Basics Of Mortgage Loans
There are two broad categories of mortgage loans fixed rate mortgages and adjustable rate mortgages although there may be several different types available. The decision to go with a particular mortgage loans depends on your present situation and the amount of risk that you are willing to take. In this article, we will cover the benefits and drawbacks of both mortgage loans, and give you some hints on choosing the best mortgage loan for your needs.
Fixed Rate Mortgages
On the whole, fixed rate mortgages tend to offer more security and stability for the home buyer. Since fixed rate mortgages have a predetermined interest rate throughout the entire course of the loan, you will know exactly how much you have to pay every month. Therefore, you will be paying the same monthly principal and interest rates during the entire period of the mortgage. While there are some adjustable rate mortgages that offer a fixed interest rate at the start of the mortgage period, the interest rates for fixed rate mortgages stays the same for the duration of the loan.

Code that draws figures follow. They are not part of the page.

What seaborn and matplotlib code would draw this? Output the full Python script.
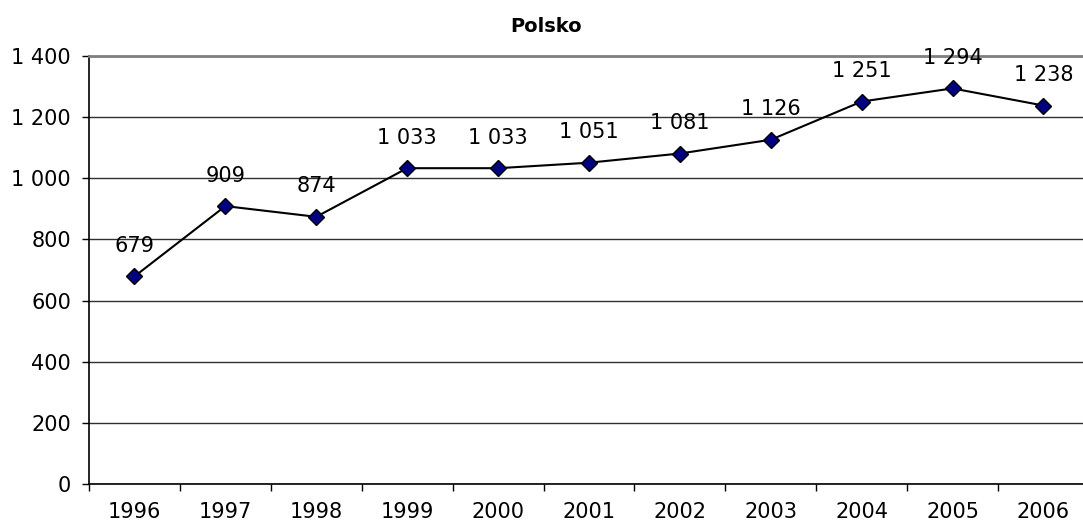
import matplotlib
matplotlib.use("Agg")
import matplotlib.pyplot as plt
import seaborn as sns
import pandas as pd
import numpy as np

years = ["1996", "1997", "1998", "1999", "2000", "2001", "2002", "2003", "2004", "2005", "2006"]
values = [679, 909, 874, 1033, 1033, 1051, 1081, 1126, 1251, 1294, 1238]
title = "Polsko"
y_ticks = [0, 200, 400, 600, 800, 1000, 1200, 1400]

def fmt(v):
    return f"{v:,}".replace(",", " ")

sns.set_theme(style="white")
plt.rcParams['font.family'] = ['DejaVu Sans']

fig = plt.figure(figsize=(10.83, 5.24), dpi=100)
ax = fig.add_axes([89 / 1083, 40 / 524, 11 * 90.9 / 1083, 428 / 524])

df = pd.DataFrame({"pos": np.arange(len(years)), "val": values})
sns.lineplot(data=df, x="pos", y="val", ax=ax, color="black", linewidth=1.5,
             marker="D", markersize=8, markerfacecolor="#000080",
             markeredgecolor="black", markeredgewidth=1)

for x, v in zip(df["pos"], values):
    ax.annotate(fmt(v), (x, v), xytext=(0, 22), textcoords="offset points",
                ha="center", va="center", fontsize=15, color="black")

ax.set_xlim(-0.5, len(years) - 0.5)
ax.set_ylim(0, 1400)
ax.set_yticks(y_ticks)
ax.set_yticklabels([fmt(t) for t in y_ticks])
ax.set_xticks(np.arange(len(years)))
ax.set_xticklabels(years)
ax.set_xticks(np.arange(len(years)) - 0.5, minor=True)
ax.set_xlabel("")
ax.set_ylabel("")

ax.tick_params(axis="x", which="major", length=0, pad=13, labelsize=15, colors="black")
ax.tick_params(axis="x", which="minor", length=5, width=1, color="black", direction="out", bottom=True)
ax.tick_params(axis="y", which="major", length=5, width=1, color="black", direction="out",
               left=True, pad=8, labelsize=15, labelcolor="black")

ax.yaxis.grid(True, color="#303030", linewidth=1)
ax.set_axisbelow(True)
for s in ["left", "bottom"]:
    ax.spines[s].set_color("black")
    ax.spines[s].set_linewidth(1.2)
ax.spines["right"].set_visible(False)
ax.spines["top"].set_color("#808080")
ax.spines["top"].set_linewidth(2)

fig.text(546 / 1083, 1 - 26 / 524, title, ha="center", va="center",
         fontsize=14, fontweight="bold", color="black")

fig.savefig("out.png", dpi=100)
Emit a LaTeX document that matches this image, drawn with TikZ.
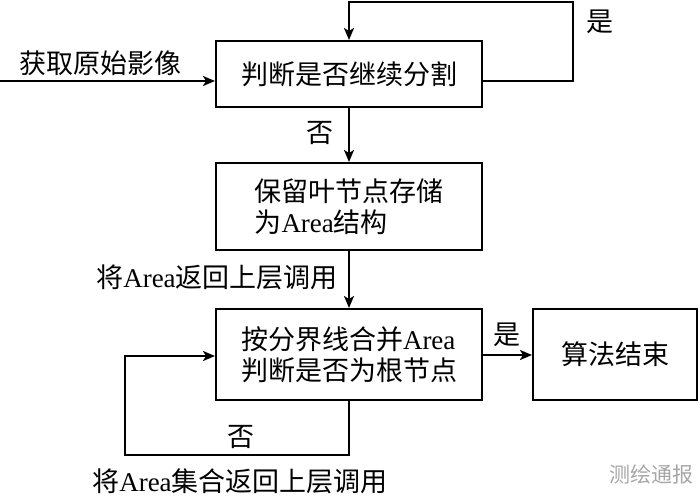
\documentclass[tikz,border=0pt]{standalone}
\usepackage{fontspec}
\setmainfont{Liberation Serif}
\newfontfamily\cjk{Noto Sans CJK SC}
\usetikzlibrary{arrows.meta}
\tikzset{
  box/.style={draw, line width=2pt, minimum width=266pt, inner sep=0pt, font=\fontsize{27}{31}\selectfont},
  lbl/.style={inner sep=0pt, font=\fontsize{27}{31}\selectfont},
  arr/.style={line width=2pt, -{Stealth[length=12pt,width=10pt,inset=3pt]}},
  ln/.style={line width=2pt}
}
\begin{document}
\begin{tikzpicture}[x=1pt,y=-1pt]
\useasboundingbox (0,0) rectangle (700,498);
\node[box, minimum height=66pt] (b1) at (349,74) {\cjk 判断是否继续分割};
\node[box, minimum height=87pt, align=left] (b2) at (349,206.5) {{\cjk 保留叶节点存储}\\[0pt]{\cjk 为}Area{\cjk 结构}};
\node[box, minimum height=91pt, align=left] (b3) at (349,354.5) {{\cjk 按分界线合并}Area\\[0pt]{\cjk 判断是否为根节点}};
\node[box, minimum width=164pt, minimum height=91pt] (b4) at (615,354.5) {\cjk 算法结束};
% input
\coordinate (in) at (0,81);
\draw[arr] (in) -- (in -| b1.west);
\node[lbl] (tin) at (100,63) {\cjk 获取原始影像};
% top loop
\coordinate (t1) at (573,81);
\coordinate (t2) at (573,2);
\coordinate (t3) at (349,2);
\draw[arr] (t1 -| b1.east) -- (t1) -- (t2) -- (t3) -- (b1.north);
\node[lbl] (tyes1) at (600,22) {\cjk 是};
% down arrows
\draw[arr] (b1.south) -- (b2.north);
\node[lbl] (tno1) at (320,133) {\cjk 否};
\draw[arr] (b2.south) -- (b3.north);
\node[lbl] (tret1) at (217,277) {{\cjk 将}Area{\cjk 返回上层调用}};
% to end
\coordinate (r1) at (0,355);
\draw[arr] (r1 -| b3.east) -- (r1 -| b4.west);
\node[lbl] (tyes2) at (507,335) {\cjk 是};
% bottom loop
\coordinate (l1) at (349,455);
\coordinate (l2) at (125,455);
\coordinate (l3) at (125,356);
\draw[arr] (b3.south) -- (l1) -- (l2) -- (l3) -- (l3 -| b3.west);
\node[lbl] (tno2) at (241,437) {\cjk 否};
\node[lbl] (tret2) at (240,481) {{\cjk 将}Area{\cjk 集合返回上层调用}};
% watermark
\node[inner sep=0pt, text=black!35, font=\cjk\fontsize{21}{24}\selectfont] (wm) at (651,474) {测绘通报};
\end{tikzpicture}
\end{document}
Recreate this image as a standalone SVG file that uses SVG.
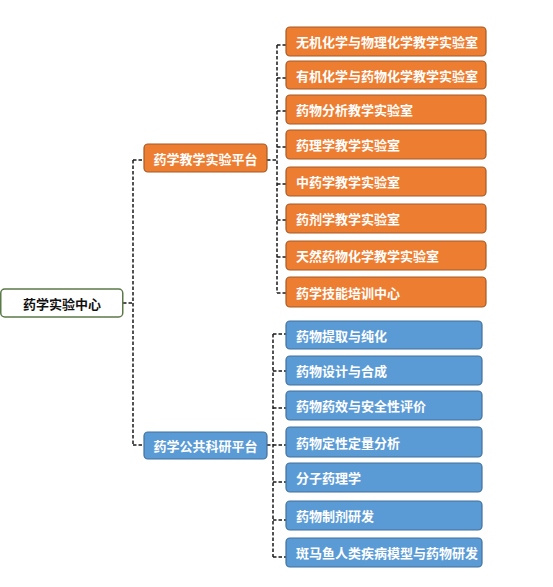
<svg xmlns="http://www.w3.org/2000/svg" width="553" height="587" viewBox="0 0 553 587">
<style>
.o{fill:#ED7D31;stroke:#A65A25;stroke-width:1.2}
.b{fill:#5B9BD5;stroke:#41719C;stroke-width:1.2}
.r{fill:#FFFFFF;stroke:#5B7A48;stroke-width:1.5}
.t{font-family:"Noto Sans CJK SC","Noto Sans",sans-serif;font-size:13px;font-weight:bold;fill:#FFFFFF;dominant-baseline:central}
.tc{text-anchor:middle}
.tr{fill:#111111}
.c{fill:none;stroke:#1a1a1a;stroke-width:1.5;stroke-dasharray:3.5,2}
</style>
<rect width="553" height="587" fill="#FFFFFF"/>
<g id="connectors">
<path class="c" d="M123,303 H133 M133,160 V445 M133,160 H144 M133,445 H144"/>
<path class="c" d="M267,160 H277 M277,45 V293 M277,45 H286 M277,78 H286 M277,111 H286 M277,147 H286 M277,184 H286 M277,220 H286 M277,257 H286 M277,293 H286"/>
<path class="c" d="M267,445 H273 M273,334 V557 M273,334 H286 M273,371 H286 M273,408 H286 M273,445 H286 M273,482 H286 M273,520 H286 M273,557 H286"/>
</g>
<g id="root"><rect class="r" x="0.75" y="289" width="122" height="28" rx="4"/><text class="t tc tr" x="62" y="303">药学实验中心</text></g>
<g id="p1"><rect class="o" x="144" y="144" width="123" height="28" rx="4"/><text class="t tc" x="205.5" y="158">药学教学实验平台</text></g>
<g id="p2"><rect class="b" x="144" y="432" width="123" height="27" rx="4"/><text class="t tc" x="205.5" y="445.5">药学公共科研平台</text></g>
<g id="o1"><rect class="o" x="286" y="27" width="200" height="29" rx="4"/><text class="t" x="296" y="41.5">无机化学与物理化学教学实验室</text></g>
<g id="o2"><rect class="o" x="286" y="61" width="200" height="28" rx="4"/><text class="t" x="296" y="75">有机化学与药物化学教学实验室</text></g>
<g id="o3"><rect class="o" x="286" y="95" width="200" height="29" rx="4"/><text class="t" x="296" y="109.5">药物分析教学实验室</text></g>
<g id="o4"><rect class="o" x="286" y="130" width="200" height="29" rx="4"/><text class="t" x="296" y="144.5">药理学教学实验室</text></g>
<g id="o5"><rect class="o" x="286" y="167" width="200" height="29" rx="4"/><text class="t" x="296" y="181.5">中药学教学实验室</text></g>
<g id="o6"><rect class="o" x="286" y="204" width="200" height="29" rx="4"/><text class="t" x="296" y="218.5">药剂学教学实验室</text></g>
<g id="o7"><rect class="o" x="286" y="241" width="200" height="29" rx="4"/><text class="t" x="296" y="255.5">天然药物化学教学实验室</text></g>
<g id="o8"><rect class="o" x="286" y="277" width="200" height="30" rx="4"/><text class="t" x="296" y="292">药学技能培训中心</text></g>
<g id="b1"><rect class="b" x="286" y="321" width="196" height="28" rx="4"/><text class="t" x="296" y="335">药物提取与纯化</text></g>
<g id="b2"><rect class="b" x="286" y="356" width="196" height="29" rx="4"/><text class="t" x="296" y="370.5">药物设计与合成</text></g>
<g id="b3"><rect class="b" x="286" y="391" width="196" height="29" rx="4"/><text class="t" x="296" y="405.5">药物药效与安全性评价</text></g>
<g id="b4"><rect class="b" x="286" y="427" width="196" height="30" rx="4"/><text class="t" x="296" y="442">药物定性定量分析</text></g>
<g id="b5"><rect class="b" x="286" y="463" width="196" height="29" rx="4"/><text class="t" x="296" y="477.5">分子药理学</text></g>
<g id="b6"><rect class="b" x="286" y="501" width="196" height="29" rx="4"/><text class="t" x="296" y="515.5">药物制剂研发</text></g>
<g id="b7"><rect class="b" x="286" y="538" width="196" height="29" rx="4"/><text class="t" x="296" y="552.5">斑马鱼人类疾病模型与药物研发</text></g>
</svg>
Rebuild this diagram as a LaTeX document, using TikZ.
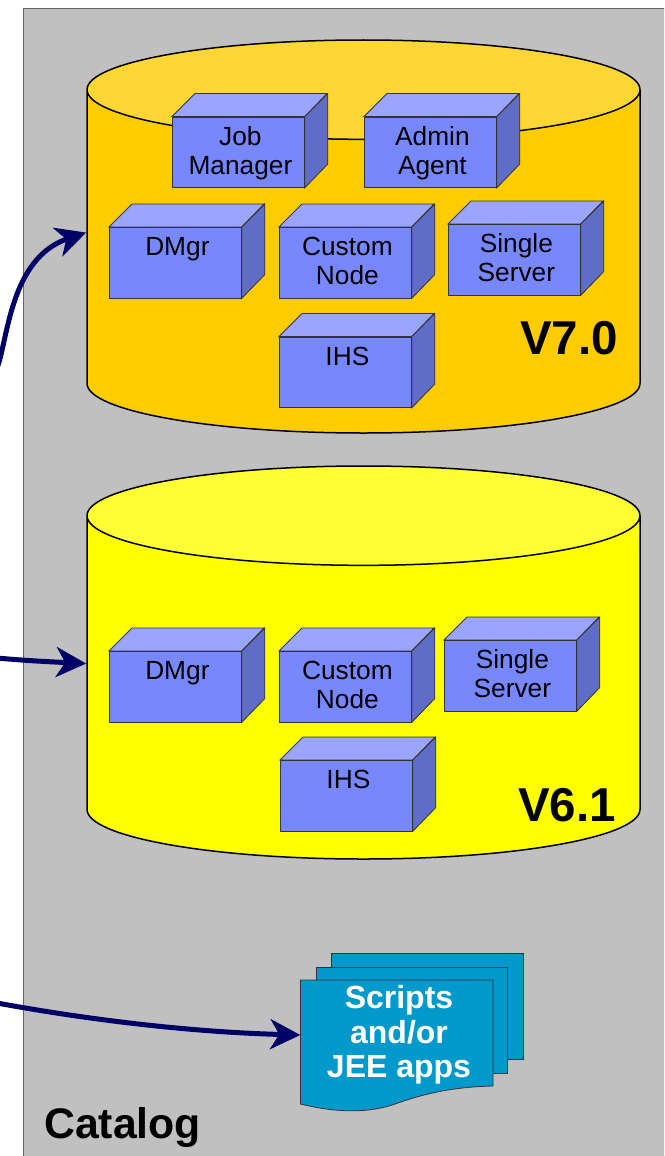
\documentclass[tikz,border=0pt]{standalone}
\usepackage{fontspec}
\setmainfont{Liberation Sans}
\usetikzlibrary{arrows.meta,shapes.geometric,positioning,calc}

\definecolor{panelgray}{HTML}{C0C0C0}
\definecolor{paneledge}{HTML}{666666}
\definecolor{gold}{HTML}{FFCC00}
\definecolor{goldtop}{HTML}{FFD633}
\definecolor{brightyellow}{HTML}{FFFF00}
\definecolor{yellowtop}{HTML}{FFFF33}
\definecolor{boxfront}{HTML}{7788FF}
\definecolor{boxtop}{HTML}{99A5FF}
\definecolor{boxside}{HTML}{5F6DC7}
\definecolor{docblue}{HTML}{0099CC}
\definecolor{arrownavy}{HTML}{000066}

\begin{document}
\begin{tikzpicture}[
    x=1pt, y=-1pt,
    store/.style={cylinder, shape border rotate=90, anchor=shape center, draw=black, line width=1.5pt, aspect=14.9, minimum width=553pt, minimum height=393pt, cylinder uses custom fill},
    appbox/.style={rectangle, draw=black!80, line width=0.8pt, fill=boxfront, text width=132pt, text height=20pt, text depth=34pt, minimum height=70.5pt, inner sep=0pt, anchor=north west, align=center, font=\fontsize{26.3}{29}\selectfont,
        execute at begin node={\advance\leftskip by 4pt},
        append after command={\pgfextra{
            \draw[draw=black!80, line width=0.8pt, fill=boxtop] (\tikzlastnode.north west) -- ++(23,-23) -- ++(132,0) -- (\tikzlastnode.north east) -- cycle;
            \draw[draw=black!80, line width=0.8pt, fill=boxside] (\tikzlastnode.north east) -- ++(23,-23) -- ++(0,70.5) -- (\tikzlastnode.south east) -- cycle;
        }}},
    docsheet/.style={draw=black!80, line width=0.8pt, fill=docblue},
    version/.style={font=\fontsize{47.5}{50}\selectfont\bfseries},
    feed/.style={-{Stealth[length=30pt,width=30pt,inset=9pt]}, line width=5pt, arrownavy}
]
\useasboundingbox (0,0) rectangle (664,1156);
\clip (0,0) rectangle (664,1156);

% Catalog panel
\node[rectangle, draw=paneledge, line width=1.2pt, fill=panelgray, minimum width=660pt, minimum height=1170pt, inner sep=0pt, anchor=north west] (panel) at (23,8) {};
\node[anchor=west, inner sep=0pt, font=\fontsize{42.8}{46}\selectfont\bfseries] (catalog) at (44,1128) {Catalog};

% V7.0 store
\node[store, cylinder body fill=gold, cylinder end fill=goldtop] (v70) at (363.5,236.5) {};
\node[version] (v70label) at (569,338) {V7.0};
\node[appbox] (jobmgr) at (172,116.5) {Job\\Manager};
\node[appbox] (adminagent) at (364,116.5) {Admin\\Agent};
\node[appbox] (dmgr70) at (109,227) {DMgr\\~};
\node[appbox] (custom70) at (279,227) {Custom\\Node};
\node[appbox] (single70) at (448,224) {Single\\Server};
\node[appbox] (ihs70) at (279,336.5) {IHS\\~};

% V6.1 store
\node[store, cylinder body fill=brightyellow, cylinder end fill=yellowtop] (v61) at (363.5,662.5) {};
\node[version] (v61label) at (567,805) {V6.1};
\node[appbox] (dmgr61) at (109,651) {DMgr\\~};
\node[appbox] (custom61) at (279,651) {Custom\\Node};
\node[appbox] (single61) at (444,640) {Single\\Server};
\node[appbox] (ihs61) at (280,760) {IHS\\~};

% Scripts stack
\draw[docsheet] (331,953) rectangle (523,1059.5);
\draw[docsheet] (316,967) rectangle (507.5,1073);
\draw[docsheet] (300.5,980) -- (493,980) -- (493,1086) .. controls (445,1087) and (415,1097) .. (395,1104) .. controls (375,1111) and (345,1115) .. (300.5,1104) -- cycle;
\node[inner sep=0pt, minimum width=197pt, align=center, text=white, font=\fontsize{32}{34.5}\selectfont\bfseries] (scripts) at (399,1035) {Scripts\\and/or\\JEE apps};

% Feeds from outside the panel
\coordinate (from70) at (-3,368);
\coordinate (from61) at (-3,658);
\coordinate (fromscripts) at (-3,1003);
\draw[feed] (from70) .. controls (8,340) and (10,258) .. ($(v70.west)+(0,-33)$);
\draw[feed] (from61) .. controls (30,661) and (55,662) .. ($(v61.west)+(0,-28)$);
\draw[feed] (fromscripts) .. controls (90,1020) and (190,1032) .. (scripts.west);

\end{tikzpicture}
\end{document}
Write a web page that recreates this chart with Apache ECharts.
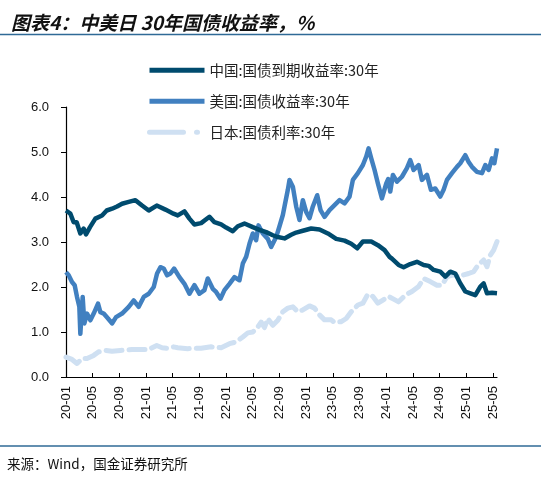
<!DOCTYPE html>
<html>
<head>
<meta charset="utf-8">
<script src="https://cdn.jsdelivr.net/npm/echarts@6/dist/echarts.min.js"></script>
<style>
html,body{margin:0;padding:0;background:#fff;}
#c{width:541px;height:478px;}
</style>
</head>
<body>
<div id="c"></div>
<script>
// x = months since 2020-01
const seriesNames = ['中国:国债到期收益率:30年', '美国:国债收益率:30年', '日本:国债利率:30年'];
const tickMonths = [0,4,8,12,16,20,24,28,32,36,40,44,48,52,56,60,64];

const cnMonths = [0,0.65,1.15,1.6,2.15,2.65,3.0,3.6,4.4,5.4,6.1,6.9,7.65,8.4,9.4,10.4,11.4,12.4,13.6,14.9,16.1,16.75,17.75,18.5,19.25,20.25,21.5,22.25,23.25,24,25,25.75,26.75,28,29,30,31,31.75,32.75,33.75,34.5,35.5,36.75,38,39.25,40.5,41.75,42.75,43.65,44.5,45.75,46.75,47.75,48.5,48.85,49.85,50.6,51.6,52.6,53.6,54.35,55.1,56.1,56.85,57.6,58.35,59.1,59.85,60.6,61.35,62.1,62.6,63.1,63.85,64.6];
const cnValues = [3.70,3.63,3.44,3.44,3.19,3.30,3.17,3.33,3.52,3.59,3.70,3.74,3.79,3.85,3.89,3.93,3.81,3.70,3.81,3.72,3.63,3.59,3.68,3.52,3.39,3.42,3.56,3.44,3.39,3.32,3.24,3.35,3.41,3.33,3.27,3.22,3.15,3.11,3.08,3.16,3.21,3.25,3.30,3.28,3.19,3.07,3.03,2.96,2.86,3.01,3.01,2.93,2.82,2.67,2.63,2.49,2.44,2.51,2.56,2.49,2.47,2.38,2.34,2.23,2.34,2.30,2.08,1.90,1.86,1.82,2.01,2.08,1.86,1.87,1.86];

const usMonths = [0,0.4,0.9,1.3,1.65,2.0,2.15,2.5,2.75,3.15,3.65,4.15,4.8,5.15,5.65,6.3,6.9,7.5,8.4,9.4,10.15,10.9,11.65,12.4,13.15,13.65,14.15,14.65,15.15,15.65,16.2,17,17.75,18.5,19.25,20,20.75,21.25,22,22.5,23.15,23.75,24.5,25.25,26,26.5,27,27.5,28,28.5,28.85,29.5,30.25,30.75,31.5,32,32.5,32.75,33.25,33.5,34,34.5,35,35.5,36,36.5,37,37.65,38.15,38.75,39.5,40.25,41,41.75,42.5,43,43.75,44.5,45,45.35,45.75,46.25,46.75,47.35,48,48.3,48.6,49,49.6,50.35,51.1,51.6,52.1,52.85,53.35,54.1,54.7,55.35,56.1,56.6,57.1,57.85,58.6,59.1,59.85,60.35,60.85,61.6,62.35,62.85,63.35,63.85,64.2,64.6];
const usValues = [2.33,2.26,2.11,2.04,1.78,1.56,0.96,1.78,1.19,1.41,1.26,1.41,1.63,1.44,1.41,1.30,1.19,1.33,1.41,1.56,1.70,1.56,1.78,1.85,2.00,2.30,2.44,2.41,2.26,2.30,2.41,2.22,2.07,1.85,2.04,1.85,1.93,2.19,1.96,1.89,1.74,1.93,2.07,2.22,2.15,2.52,2.67,2.96,3.19,3.04,3.37,3.19,3.07,2.89,3.11,3.35,3.60,3.79,4.16,4.38,4.23,3.79,3.49,3.93,3.67,3.53,3.79,4.04,3.71,3.56,3.71,3.82,3.93,3.86,4.01,4.38,4.53,4.71,4.90,5.08,4.86,4.60,4.30,3.97,4.30,4.40,4.12,4.49,4.34,4.45,4.64,4.82,4.60,4.71,4.38,4.49,4.16,4.19,4.01,4.16,4.38,4.53,4.67,4.75,4.93,4.78,4.67,4.56,4.53,4.71,4.60,4.86,4.75,5.08];

const jpMonths = [0,0.9,1.65,2.4,3.15,4.15,4.9,5.9,6.9,8.15,9.9,11.4,12.4,13.6,14.4,15.15,16.1,16.75,18.25,20.25,21.75,23.25,24.5,25.5,26.5,27.25,28,28.75,29.25,29.75,30.25,31,31.75,32.5,33.25,34,34.75,35.5,36.5,37.25,38,38.75,39.75,40.25,41.25,42,42.75,43.75,44.5,45.25,46,46.75,47.5,48.35,49.1,49.85,50.85,51.85,52.85,53.6,54.6,55.6,56.35,57.1,58.1,58.85,59.6,60.35,61.1,61.6,62.1,62.6,63.1,63.6,64.1,64.6];
const jpValues = [0.44,0.39,0.30,0.41,0.41,0.48,0.56,0.59,0.57,0.59,0.61,0.61,0.61,0.70,0.65,0.64,0.67,0.65,0.63,0.64,0.67,0.65,0.74,0.78,0.89,0.98,1.00,1.11,1.22,1.10,1.30,1.15,1.26,1.45,1.53,1.56,1.45,1.49,1.58,1.53,1.38,1.27,1.27,1.21,1.23,1.30,1.45,1.60,1.64,1.84,1.79,1.64,1.71,1.79,1.73,1.67,1.82,1.90,2.01,2.19,2.12,2.04,2.04,2.23,2.27,2.23,2.27,2.30,2.34,2.45,2.53,2.60,2.45,2.71,2.82,3.01];

function pairs(xs, ys){ return xs.map((x,i)=>[x, ys[i]]); }
function monthLabel(m){
  const y = 20 + Math.floor(m/12);
  const mo = (m % 12) + 1;
  return y + '-' + (mo < 10 ? '0' + mo : '' + mo);
}

const chart = echarts.init(document.getElementById('c'), null, {renderer:'canvas'});
const axisFont = 'Liberation Sans, Arial, sans-serif';
const cjkFont = '"Noto Sans CJK SC", sans-serif';

chart.setOption({
  animation:false,
  backgroundColor:'#fff',
  title:{
    text:'图表4：中美日 30年国债收益率，%',
    left:6, top:8,
    textStyle:{fontFamily:cjkFont, fontSize:19, fontWeight:'bold', fontStyle:'italic', color:'#111'}
  },
  graphic:[
    {type:'line', shape:{x1:0,y1:34.5,x2:541,y2:34.5}, style:{stroke:'#2f6a96', lineWidth:1.5}},
    {type:'line', shape:{x1:0,y1:446,x2:541,y2:446}, style:{stroke:'#2f6a96', lineWidth:1.5}},
    {type:'text', left:7, top:457, style:{text:'来源：Wind，国金证券研究所', font:'13.5px "Noto Sans CJK SC", sans-serif', fill:'#111'}}
  ],
  legend:{
    orient:'vertical',
    left:142, top:58,
    itemWidth:55, itemHeight:14, itemGap:16.5,
    itemStyle:{color:'rgba(0,0,0,0)', borderWidth:0, opacity:0},
    textStyle:{fontFamily:cjkFont, fontSize:14.5, color:'#222'},
    data:[
      {name:seriesNames[0], lineStyle:{width:5}},
      {name:seriesNames[1], lineStyle:{width:5}},
      {name:seriesNames[2], lineStyle:{width:5, type:[34,13,1,20], cap:'round'}}
    ]
  },
  grid:{left:66, right:44, top:107, bottom:101},
  xAxis:{
    type:'value', min:0, max:64.6,
    axisLine:{show:true, lineStyle:{color:'#000', width:1.2}},
    axisTick:{show:true, inside:true, length:4, lineStyle:{color:'#000'}, customValues:tickMonths},
    axisLabel:{rotate:90, margin:9, fontFamily:axisFont, fontSize:13, color:'#111', customValues:tickMonths, formatter:v=>monthLabel(Math.round(v))},
    splitLine:{show:false}
  },
  yAxis:{
    type:'value', min:0, max:6, interval:1,
    axisLine:{show:true, lineStyle:{color:'#000', width:1.2}},
    axisTick:{show:true, inside:false, length:5, lineStyle:{color:'#000'}},
    axisLabel:{margin:17, fontFamily:axisFont, fontSize:13, color:'#111', formatter:v=>v.toFixed(1)},
    splitLine:{show:false}
  },
  series:[
    {name:seriesNames[0], type:'line', z:4, showSymbol:false, symbol:'none', data:pairs(cnMonths, cnValues),
     lineStyle:{color:'#004b6e', width:4.5, join:'round'}, itemStyle:{color:'#004b6e'}},
    {name:seriesNames[1], type:'line', z:3, showSymbol:false, symbol:'none', data:pairs(usMonths, usValues),
     lineStyle:{color:'#4180c0', width:4.5, join:'round'}, itemStyle:{color:'#4180c0'}},
    {name:seriesNames[2], type:'line', z:2, showSymbol:false, symbol:'none', data:pairs(jpMonths, jpValues),
     lineStyle:{color:'#cfe0f2', width:5, type:[16,7], cap:'round', join:'round'}, itemStyle:{color:'#cfe0f2'}}
  ]
});
</script>
</body>
</html>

One disadvantage of fixed rate mortgage loans is that they typically have a higher interest rate than an adjustable rate mortgage. Generally speaking, the longer your mortgage loan’s terms are, the higher the differences in costs will be with fixed rate mortgages compared to adjustable rate mortgages. If the mortgage borrower plans to stay in their house for many years and believes that interest rates may go up, then the premium today could be a substantial savings tomorrow.
Adjustable rate mortgages (ARMs)
Adjustable rate mortgages attend to provide a homeowner with a lower initial interest rate but more uncertainty about interest rate and payment changes in the future. With adjustable rate mortgages, the interest rates are dependent on general interest rates or what is known as an index. Many adjustable rate mortgages are considered ‘hybrid mortgages’ and have a fixed introductory period of 1, 3, 5 or 7 years during which time the interest rate does not change. Many other types of ARMs typically have shorter interest rate adjustment periods however. These types of hybrid adjustable rate mortgages may be better options for you if you only intend to stay in your home for a few years. Bear in mind however that payments for adjustable rate mortgages may rise along with the rest of your interest rates. Most ARMs have a limit on how high the interest rate can rise during any one adjustment period.
Choosing the right mortgage loan for you
How do you make a decision on which types of mortgage loans to go for? As we said earlier, it all depends on the risk that you are willing to take as well as your particular circumstances. Fixed rate mortgages are generally a safer option simply because you know how much you will have to pay each month. Adjustable rate mortgages on the other hand may be less expensive initially, but carry more risk. In any case, careful comparison shopping will help you decide which mortgage loan will best suit your needs.